In this anniversary year, this paper will offer an exploration of social and political issues in 150 years of Alice’s Adventures in Wonderland and its textual and visual interpretations. On the example of Alice: Madness Returns fathom how the tensions underlying Carroll’s and especially Tenniel’s Alice lend themselves to modern interactive approaches to children’s literature. Thus it will engage with the task modern illustrators face, of both challenging young readers, but also accommodating them within the text as well as their ever-changing social environment, and thus break new grounds in the field of children’s literature.
Nivia De Andrade Lima: ‘The Ironic Use of the Gutter in Postmodern Picturebooks.’
Developments in digital technology continue to expand the possibilities for the production of children´s picturebooks in electronic form. Nevertheless, the physicality of print books may be a key element in the construction of the narrative. In this paper the author describes how artists such as Hervé Tullet, John Burningham, María Wernicke, Anthony Browne and Suzy Lee make innovative use of the gutter as an integral part of the construction of meaning. It is described how, by employing this unconventional technique, these artists use the gutter to introduce to the young reader to such postmodern features as boundary breaking, indeterminacy, fragmentation, hybridization and participation. These features challenge the reader to construct meaning not only from the verbal and visual texts, but also through the materiality of this art form. The author rebuts the argument that the complexity of postmodern picturebooks may have a negative impact on young readers. It is concluded that in a time of increasing uniformity in mass culture, such features may encourage collaborative reading and stimulate an active criticism of mainstream texts.
Karenanne Knight: ‘The Picture Book Maker and the Polymath Principle.’
The purpose of the picture book maker is to create a work that serves its readers. However, the parameters of picture book practice have changed considerably in recent years and have had to respond accordingly to a variety of implicit fluctuations. The implications for this will be insurmountable for some practitioners and students of picture book creation. But what does this mean and what are the consequences?
With regards to contemporary picture book creation it is argued that we are beginning to see a return to Alan Male’s Polymath Principle, where success is measured by:
- Impact: cultural, academic and educational value
- Reach: the extent and diversity of those who will benefit, engage with or be influenced by the impact
- Content: credibility and authoritativeness regarding topic or subject matter
- Standpoint: thematic uniqueness, thrust, context, argument, consequence and effect
- Methodologies: intellectual and practical processes
- Concept: creativity and originality
- Language: quality and appropriate use of aesthetics, creative writing, design, genre, iconography, visual syntax
- Technical applications: drawing, media, image, product, presentation and publication.

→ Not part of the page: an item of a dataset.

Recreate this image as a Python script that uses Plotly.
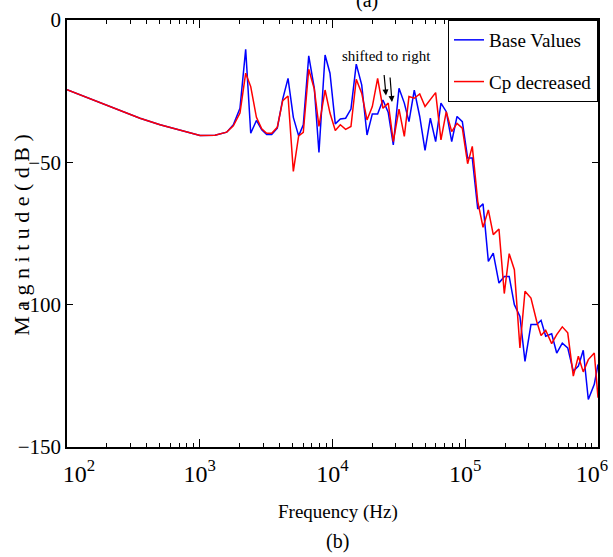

Picture book creation is not judged by visual literacy and technical qualities alone, but is a discipline that engenders the best intellectual engagement with subject matter, problem solving and visual communication; moreover, the practitioner discloses and interprets content with authority and un-ambiguity in the pursuit of knowledge and information is recognised as a pre-requisite for eminent professional authorship and/or picture book creation.
Picture book material created by William Grill, Emma Yarlett and Gemma O’Neill (students from Falmouth University) will be used to highlight how each has developed the concept of authorial practice in the light of the Polymath Principle. By expanding upon the pathways available to students it is hoped to pinpoint how future picture book makers might deliver meaningful and effective picture books.